Brian Bacon isn’t a head of state, but an alleged heroin kingpin whose minions moved a kilogram of the drug a month from New York City, up the Hudson Valley, across Long Island and down to Pittsburgh using the Metro-North Railroad and Greyhound buses.
“So we have these men on public transportation sitting next to families, to tourists, carrying huge quantities of deadly drugs and dirty money, but they clearly thought no one was the wiser, but our investigators were watching and listening,” said New York Attorney General Eric Schneiderman, who announced the arrest of Bacon, 52, from the Bronx on Thursday afternoon.
An Orange County court unsealed a 179-count indictment last night that lead to Bacon’s arrest, as well as his son, Tamar Dillard, 37, who goes by “Young Buck” and helped his father with distribution.
Dubbed Operation Iron Horse, a total of 13 people are involved with the ring, and 10 had been picked up as of early Thursday afternoon. Schneiderman said the supplier who brought the heroin to New York City has not been identified, but the investigation is ongoing.
Bacon’s alleged ring would cut the heroin in the city, possibly with dangerous chemicals, and stamp them with his “open” and “fly” logos, Schneiderman said.
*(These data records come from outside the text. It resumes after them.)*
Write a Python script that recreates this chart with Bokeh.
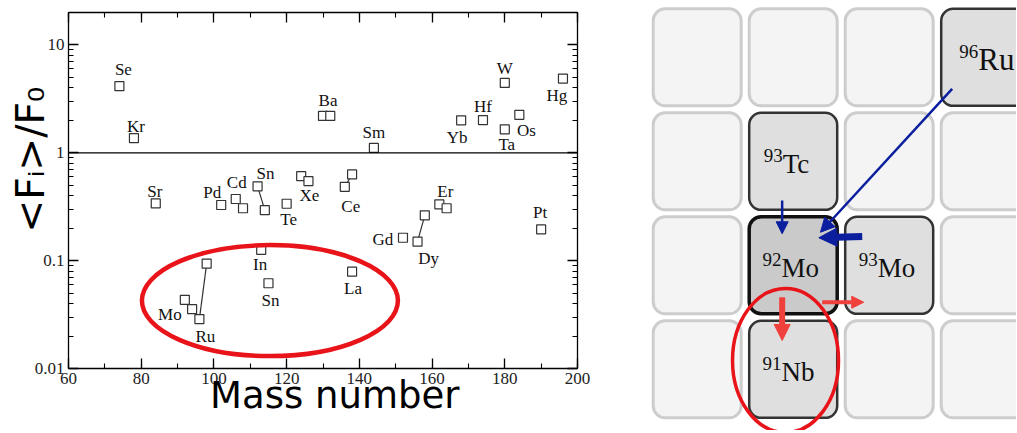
import math
from bokeh.plotting import figure
from bokeh.layouts import row
from bokeh.models import (Range1d, FixedTicker, LinearAxis, LogAxis, Span,
                          Arrow, NormalHead, ColumnDataSource)
from bokeh.core.properties import value
from bokeh.embed import file_html
from bokeh.resources import INLINE

# ---------------- data: left panel (mass number vs <Fi>/F0) ----------------
mass = [74, 78, 84, 102, 106, 108, 112, 114, 120, 124, 126, 130, 132, 136, 138,
        144, 168, 174, 180, 180, 184, 196, 162, 164, 190, 152, 156, 158, 138,
        113, 115, 92, 94, 96, 98]
ratio = [4.15, 1.37, 0.34, 0.328, 0.373, 0.306, 0.489, 0.294, 0.337, 0.608, 0.547,
         2.2, 2.2, 0.484, 0.631, 1.11, 2.0, 2.01, 4.45, 1.65, 2.25, 4.88, 0.333,
         0.306, 0.195, 0.163, 0.15, 0.263, 0.079, 0.126, 0.0617, 0.0433, 0.0355,
         0.0287, 0.0938]
# pairs of points joined by a line (indices into mass/ratio)
links = [(6, 7), (13, 14), (26, 27), (33, 34)]

label_names = ["Se", "Kr", "Sr", "Pd", "Cd", "Sn", "Te", "Xe", "Ba", "Ce", "Sm",
               "Yb", "Hf", "W", "Ta", "Os", "Hg", "Er", "Pt", "Gd", "Dy", "La",
               "In", "Sn", "Mo", "Ru"]
label_point = [0, 1, 2, 3, 4, 6, 8, 10, 11, 13, 15, 16, 17, 18, 19, 20, 21, 22,
               24, 25, 26, 28, 29, 30, 31, 33]

x_ticks = [60, 80, 100, 120, 140, 160, 180, 200]
y_ticks = [0.01, 0.1, 1, 10]
y_tick_labels = ["0.01", "0.1", "1", "10"]
x_title = "Mass number"
y_title = "<Fᵢ>/F₀"

# ---------------- data: right panel (chart of nuclides) ----------------
grid_cols = [0, 1, 2, 3]
grid_rows = [0, 1, 2, 3]
nuc_A = ["96", "93", "92", "93", "91"]
nuc_sym = ["Ru", "Tc", "Mo", "Mo", "Nb"]
nuc_col = [3, 1, 1, 2, 1]
nuc_row = [0, 1, 2, 2, 3]

# ---------------- layout / style (not data) ----------------
label_offsets = [(4, -17), (2, -12), (-1, -12), (-9, -13), (1, -16), (8, -13),
                 (2, 16), (1, 14), (5, -15), (6, 20), (0, -15), (-4, 17), (0, -14),
                 (0, -14), (2, 15), (7, 16), (-6, 17), (6, -13), (-1, -17),
                 (-20, 2), (11, 17), (1, 17), (-1, 15), (2, 17), (-15, 15), (6, 17)]

SERIF = "Liberation Serif"
SANS = "DejaVu Sans"
H = 430

p = figure(width=600, height=H, x_range=Range1d(60, 200), y_range=Range1d(0.01, 20),
           y_axis_type="log", output_backend="svg", toolbar_location=None,
           min_border_left=68, min_border_top=12, min_border_right=23,
           min_border_bottom=H - 368)
p.frame_align = False
p.grid.visible = False
p.outline_line_color = None
p.background_fill_color = "white"

xt = FixedTicker(ticks=x_ticks, minor_ticks=list(range(60, 201, 10)))
minor_y = [m * 10.0 ** e for e in (-2, -1, 0, 1) for m in range(2, 10) if m * 10.0 ** e <= 20]
yt = FixedTicker(ticks=y_ticks, minor_ticks=minor_y)

top_ax = LinearAxis(ticker=xt)
right_ax = LogAxis(ticker=yt)
p.add_layout(top_ax, "above")
p.add_layout(right_ax, "right")


def style_axis(ax, show_labels):
    ax.axis_line_color = "black"
    ax.axis_line_width = 1.3
    ax.major_tick_in = 10
    ax.major_tick_out = 0
    ax.minor_tick_in = 5
    ax.minor_tick_out = 0
    ax.major_tick_line_color = "black"
    ax.minor_tick_line_color = "black"
    ax.major_tick_line_width = 1.3
    ax.minor_tick_line_width = 1.1
    if show_labels:
        ax.major_label_text_font = SERIF
        ax.major_label_text_font_size = "17px"
        ax.major_label_text_color = "#222222"
        ax.major_label_standoff = 4
    else:
        ax.major_label_text_font_size = "1px"
        ax.major_label_text_color = None
        ax.major_label_standoff = 0


xa = p.below[0]
ya = p.left[0]
xa.ticker = xt
ya.ticker = yt
ya.major_label_overrides = dict(zip(y_ticks, y_tick_labels))
style_axis(xa, True)
style_axis(ya, True)
style_axis(top_ax, False)
style_axis(right_ax, False)

# axis titles (leading no-break spaces nudge a title along its axis)
xa.axis_label = "\u00a0" * 2 + x_title
xa.axis_label_text_font = SANS
xa.axis_label_text_font_size = "37px"
xa.axis_label_text_font_style = "normal"
xa.axis_label_text_color = "black"
xa.axis_label_standoff = -13
ya.axis_label = "\u00a0" * 5 + y_title
ya.axis_label_text_font = SANS
ya.axis_label_text_font_size = "39px"
ya.axis_label_text_font_style = "normal"
ya.axis_label_text_color = "black"
ya.axis_label_standoff = -21

# y = 1 reference line
p.add_layout(Span(location=1, dimension="width", line_color="black", line_width=1.3))

# links between points
p.segment(x0=[mass[a] for a, b in links], y0=[ratio[a] for a, b in links],
          x1=[mass[b] for a, b in links], y1=[ratio[b] for a, b in links],
          line_color="#333333", line_width=1.2)

# data points
p.scatter(mass, ratio, marker="square", size=9, fill_color="white",
          line_color="#333333", line_width=1.2)

# element labels
lab_src = ColumnDataSource(dict(
    x=[mass[i] for i in label_point], y=[ratio[i] for i in label_point],
    t=label_names, dx=[o[0] for o in label_offsets], dy=[o[1] for o in label_offsets]))
p.text(x="x", y="y", text="t", x_offset="dx", y_offset="dy", source=lab_src,
       text_font=value(SERIF), text_font_size="17px", text_color="#111111",
       text_align="center", text_baseline="middle")

# highlight ellipse
p.ellipse(x=[115.4], y=[0.0426], width=[256], height=[111], width_units="screen",
          height_units="screen", fill_color=None, line_color="#e8141a", line_width=4.5)

# ---------------- right panel ----------------
PX, PY = 96.0, 104.0          # cell pitch in pixels
HW, HH = 44.0 / PX, 48.5 / PY  # half cell size in cell units
q = figure(width=416, height=H,
           x_range=Range1d((600 - 696.7) / PX, (1016 - 696.7) / PX),
           y_range=Range1d((H - 56.8) / PY, (0 - 56.8) / PY),
           output_backend="svg", toolbar_location=None, min_border=0,
           x_axis_location=None, y_axis_location=None)
q.frame_align = False
q.grid.visible = False
q.outline_line_color = None

occupied = set(zip(nuc_col, nuc_row))
bc = [c for r in grid_rows for c in grid_cols if (c, r) not in occupied]
br = [r for r in grid_rows for c in grid_cols if (c, r) not in occupied]
q.quad(left=[c - HW for c in bc], right=[c + HW for c in bc],
       top=[r - HH for r in br], bottom=[r + HH for r in br],
       fill_color="#f4f4f4", line_color="#cdcdcd", line_width=3, border_radius=12)

fills = ["#dfdfdf", "#dfdfdf", "#cacaca", "#dfdfdf", "#dfdfdf"]
lines = ["#333333", "#333333", "#111111", "#333333", "#333333"]
widths = [2.5, 2.5, 3.5, 2.5, 2.5]
q.quad(left=[c - HW for c in nuc_col], right=[c + HW for c in nuc_col],
       top=[r - HH for r in nuc_row], bottom=[r + HH for r in nuc_row],
       fill_color=fills, line_color=lines, line_width=widths, border_radius=12)

join_dx = [-7, -10.5, -11.7, -11.5, -11.7]
main_size = ["31px", "27px", "27px", "27px", "27px"]
nsrc = ColumnDataSource(dict(x=nuc_col, y=nuc_row, A=nuc_A, s=nuc_sym, dx=join_dx,
                             fs=main_size))
q.text(x="x", y="y", text="A", x_offset="dx", y_offset=-5.5, source=nsrc,
       text_font=value(SERIF), text_font_size="19px", text_color="#111111",
       text_align="right", text_baseline="alphabetic")
q.text(x="x", y="y", text="s", x_offset="dx", y_offset=2.5, source=nsrc,
       text_font=value(SERIF), text_font_size="fs", text_color="#111111",
       text_align="left", text_baseline="alphabetic")

BLUE = "#0b1f9e"
RED = "#f0403c"
arrows = [((2.656, 0.303), (1.284, 1.682), BLUE, 2.5, 14),
          ((0.885, 1.378), (0.885, 1.697), BLUE, 2.5, 12),
          ((1.719, 1.723), (1.267, 1.735), BLUE, 7, 18),
          ((0.885, 2.307), (0.885, 2.723), RED, 6, 16),
          ((1.302, 2.355), (1.735, 2.355), RED, 4, 12)]
for (x0, y0), (x1, y1), col, w, hs in arrows:
    q.add_layout(Arrow(end=NormalHead(size=hs, fill_color=col, line_color=col, line_width=1),
                       x_start=x0, y_start=y0, x_end=x1, y_end=y1,
                       line_color=col, line_width=w))

q.ellipse(x=[0.92], y=[2.915], width=[106], height=[144], width_units="screen",
          height_units="screen", fill_color=None, line_color="#e8141a", line_width=3.5)

layout = row(p, q)
open("out.html", "w").write(file_html(layout, INLINE))
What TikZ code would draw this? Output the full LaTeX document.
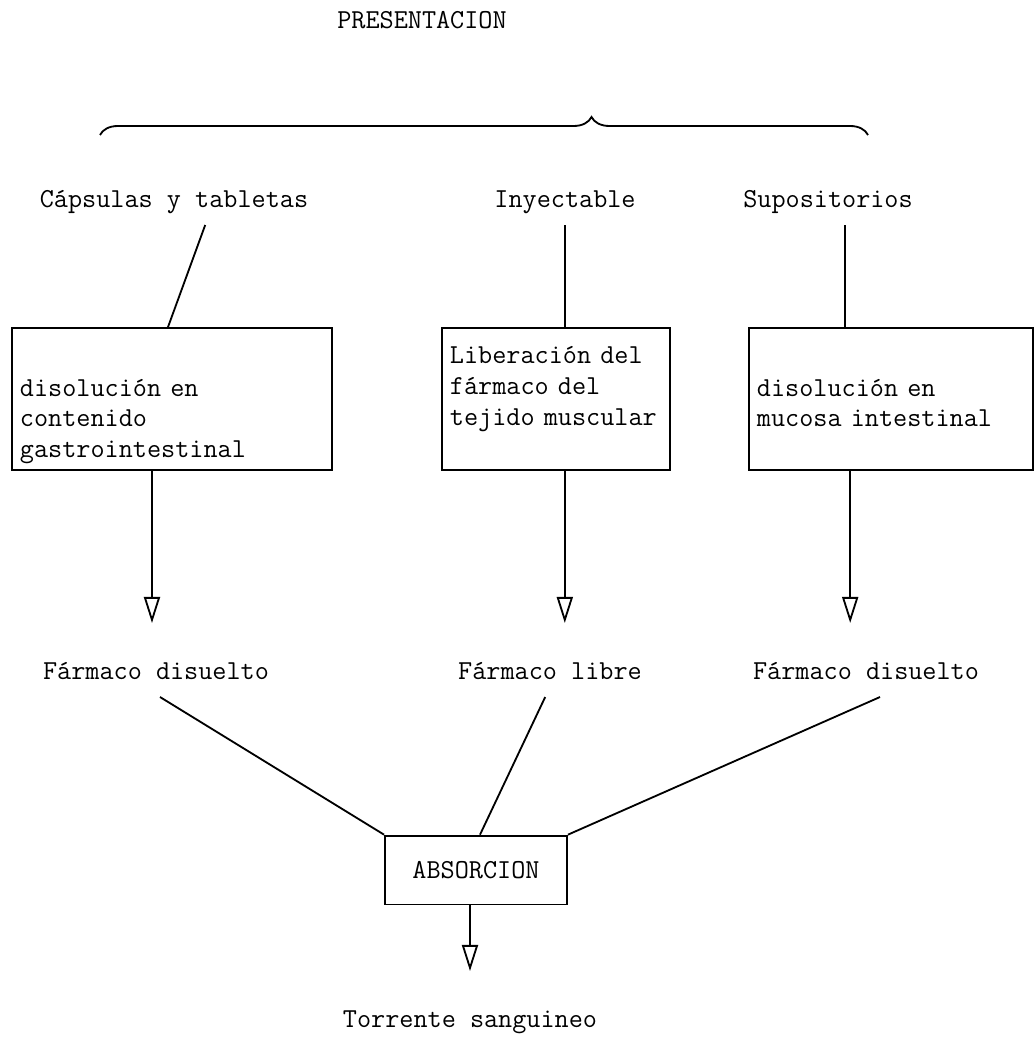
\documentclass[tikz,border=0pt]{standalone}
\usepackage{fontspec}
\usepackage{tikz}
\usetikzlibrary{arrows.meta,positioning,decorations.pathreplacing}
\newcommand{\maquina}{\ttfamily\fontsize{19.5}{22}\selectfont}
\tikzstyle{txt}=[font=\maquina,inner sep=0pt,outer sep=0.3cm,text height=0.5cm,text depth=0.15cm]
\tikzstyle{caja}=[draw,font=\maquina,align=left,inner sep=0.2cm]
\tikzstyle{flecha}=[-{Triangle[open,length=0.65cm,width=0.4cm]},shorten >=0.6cm]
\begin{document}
\begin{tikzpicture}[x=0.025cm,y=-0.025cm,line width=1.3pt]
\useasboundingbox (0,0) rectangle (1036,1051);
\draw (422, 22) node [txt] (pres) {PRESENTACION};
\draw[decorate,decoration={brace,amplitude=0.45cm,aspect=0.64}] (100,135) -- (868,135);
\draw (174, 200) node [txt] (caps) {Cápsulas y tabletas};
\draw (565, 200) node [txt] (iny) {Inyectable};
\draw (828, 200) node [txt] (sup) {Supositorios};
\draw (172, 399) node [caja,minimum width=8cm,text width=7.6cm,text height=1.5cm,text depth=1.65cm] (cgas) {disolución en\\contenido\\gastrointestinal};
\draw (556, 399) node [caja,minimum width=5.6cm,text width=5.3cm,text height=0.7cm,text depth=2.45cm] (cmus) {Liberación del\\fármaco del\\tejido muscular};
\draw (891, 399) node [caja,minimum width=7.1cm,text width=6.7cm,text height=1.5cm,text depth=1.65cm] (cint) {disolución en\\mucosa intestinal};
\draw (156, 672) node [txt] (fdis1) {Fármaco disuelto};
\draw (550, 672) node [txt] (flib) {Fármaco libre};
\draw (866, 672) node [txt] (fdis2) {Fármaco disuelto};
\draw (476, 870) node [caja,minimum width=4.55cm,minimum height=1.72cm,align=center] (abs) {ABSORCION};
\draw (470, 1020) node [txt] (torr) {Torrente sanguineo};
\draw ([xshift=0.78cm]caps.south) -- ([xshift=-0.1cm]cgas.north);
\draw (iny.south) -- (iny.south |- cmus.north);
\draw ([xshift=0.42cm]sup.south) -- ([xshift=0.42cm]sup.south |- cint.north);
\draw[flecha] ([xshift=-0.5cm]cgas.south) -- ([xshift=-0.5cm]cgas.south |- fdis1.north);
\draw[flecha] ([xshift=0.22cm]cmus.south) -- ([xshift=0.22cm]cmus.south |- flib.north);
\draw[flecha] ([xshift=-1.02cm]cint.south) -- ([xshift=-1.02cm]cint.south |- fdis2.north);
\draw ([xshift=0.1cm]fdis1.south) -- (abs.north west);
\draw ([xshift=-0.12cm]flib.south) -- ([xshift=0.1cm]abs.north);
\draw ([xshift=0.35cm]fdis2.south) -- (abs.north east);
\draw[flecha] ([xshift=-0.15cm]abs.south) -- ([xshift=-0.15cm]abs.south |- torr.north);
\end{tikzpicture}
\end{document}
Bacon’s “quality control officer,” Wallace Walker, from the Bronx, would test the heroin and advise on how much it could be sold for on the streets.
Dillard would take the heroin upstate to Newburgh using the Harlem-125th Street station. Another man who was arrested, Jerome Turnbough, 55, would travel from Newburgh back to New York City with drugs, according to the attorney general’s office.
The distributors who took the heroin in carry-on bags were “nonchalant,” according to Schneiderman, and were not believed to be carrying guns.
The state attorney general’s office began investigating Bacon’s alleged ring last June with the New York State Police, are relied on wiretapped phones and traps to bust the dealers. Schneiderman said none of the people arrested were heroin users.
“The tragic reality is that heroin abuse is a problem not just confined to inner cities or any particular type of community, or even any class. It’s not just a problem for people who are down on their luck, but for middle and upper class people as well, and is a problem families are dealing with in every part of the state,” Schneiderman said.
Bacon had not been arraigned Thursday afternoon, and Schneiderman said Bacon’s arrest history wasn’t immediately available.
The attorney general said New York is perhaps the largest hub for heroin entering the U.S. City health department numbers show heroin overdose deaths doubled from 2010-2013, with the highest deaths in the Bronx and Staten Island, respectively.
An MTA spokeswoman said the organization is referring all requests for comment to the AG’s office.